Work instructions:
Retype every line from the start of the data down to and including the line with "const slope = 0.458;". Skip the pictures.

Supplied information:
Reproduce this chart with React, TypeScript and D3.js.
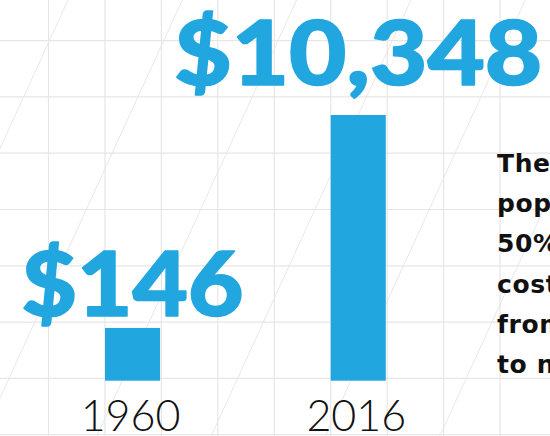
import React from "react";
import * as d3 from "d3";

const years = ["1960", "2016"];
const values = [146, 10348];
const valueLabels = ["$146", "$10,348"];
const noteLines = ["The average", "population's", "50% increase in", "costs per person", "from 1960", "to now"];

const W = 550;
const H = 436;
const BLUE = "#22A6DF";
const labelGap = [12, 30];
const labelWidth = [224, 370];

export default function App() {
  const x = d3
    .scaleBand<string>()
    .domain(years)
    .range([105, 385.8])
    .paddingInner(0.756)
    .paddingOuter(0);
  const y = d3.scaleLog().domain([50.8, 10348]).range([380.7, 115]);
  const base = y(50.8);

  const vLines = d3.range(-1, 10).map((k) => 48.5 + 56.45 * k);
  const hLines = d3.range(0, 8).map((k) => 40.6 + 56.3 * k);
  const diag = d3.range(-1, 7).map((k) => 68 + 114.3 * k);
  const slope = 0.458;

  return (
    <svg
      width={W}
      height={H}
      style={{ position: "absolute", left: 0, top: 0, background: "#fff" }}
    >
      <g stroke="#e6e6e6" strokeWidth={1.2}>
        {vLines.map((v, i) => (
          <line key={"v" + i} x1={v} x2={v} y1={0} y2={H} />
        ))}
        {hLines.map((h, i) => (
          <line key={"h" + i} x1={0} x2={W} y1={h} y2={h} />
        ))}
      </g>
      <g stroke="#e8e8e8" strokeWidth={1}>
        {diag.map((d, i) => (
          <line key={"d" + i} x1={d} y1={0} x2={d - slope * H} y2={H} />
        ))}
      </g>
      {years.map((yr, i) => (
        <rect
          key={yr}
          x={x(yr)}
          y={y(values[i])}
          width={x.bandwidth()}
          height={base - y(values[i])}
          fill={BLUE}
        />
      ))}
      {years.map((yr, i) => (
        <text
          key={"l" + yr}
          x={(x(yr) as number) + x.bandwidth() / 2}
          y={y(values[i]) - labelGap[i]}
          textAnchor="middle"
          fill={BLUE}
          stroke={BLUE}
          strokeWidth={1.6}
          strokeLinejoin="round"
          fontFamily="Lato"
          fontWeight={900}
          fontSize={90}
          textLength={labelWidth[i] - 2}
          lengthAdjust="spacingAndGlyphs"
        >
          {valueLabels[i]}
        </text>
      ))}
      {years.map((yr) => (
        <text
          key={"y" + yr}
          x={(x(yr) as number) + x.bandwidth() / 2 - 2}
          y={431}
          textAnchor="middle"
          fill="#111"
          fontFamily="Lato"
          fontWeight={300}
          fontSize={43}
        >
          {yr}
        </text>
      ))}
      <g
        fontFamily="DejaVu Sans"
        fontWeight={700}
        fontSize={25}
        letterSpacing={0.6}
        fill="#111"
      >
        {noteLines.map((t, i) => (
          <text key={"n" + i} x={497} y={172 + 40.2 * i}>
            {t}
          </text>
        ))}
      </g>
    </svg>
  );
}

Answer to this task:
Reproduce this chart with React, TypeScript and D3.js.
import React from "react";
import * as d3 from "d3";

const years = ["1960", "2016"];
const values = [146, 10348];
const valueLabels = ["$146", "$10,348"];
const noteLines = ["The average", "population's", "50% increase in", "costs per person", "from 1960", "to now"];

const W = 550;
const H = 436;
const BLUE = "#22A6DF";
const labelGap = [12, 30];
const labelWidth = [224, 370];

export default function App() {
  const x = d3
    .scaleBand<string>()
    .domain(years)
    .range([105, 385.8])
    .paddingInner(0.756)
    .paddingOuter(0);
  const y = d3.scaleLog().domain([50.8, 10348]).range([380.7, 115]);
  const base = y(50.8);

  const vLines = d3.range(-1, 10).map((k) => 48.5 + 56.45 * k);
  const hLines = d3.range(0, 8).map((k) => 40.6 + 56.3 * k);
  const diag = d3.range(-1, 7).map((k) => 68 + 114.3 * k);
  const slope = 0.458;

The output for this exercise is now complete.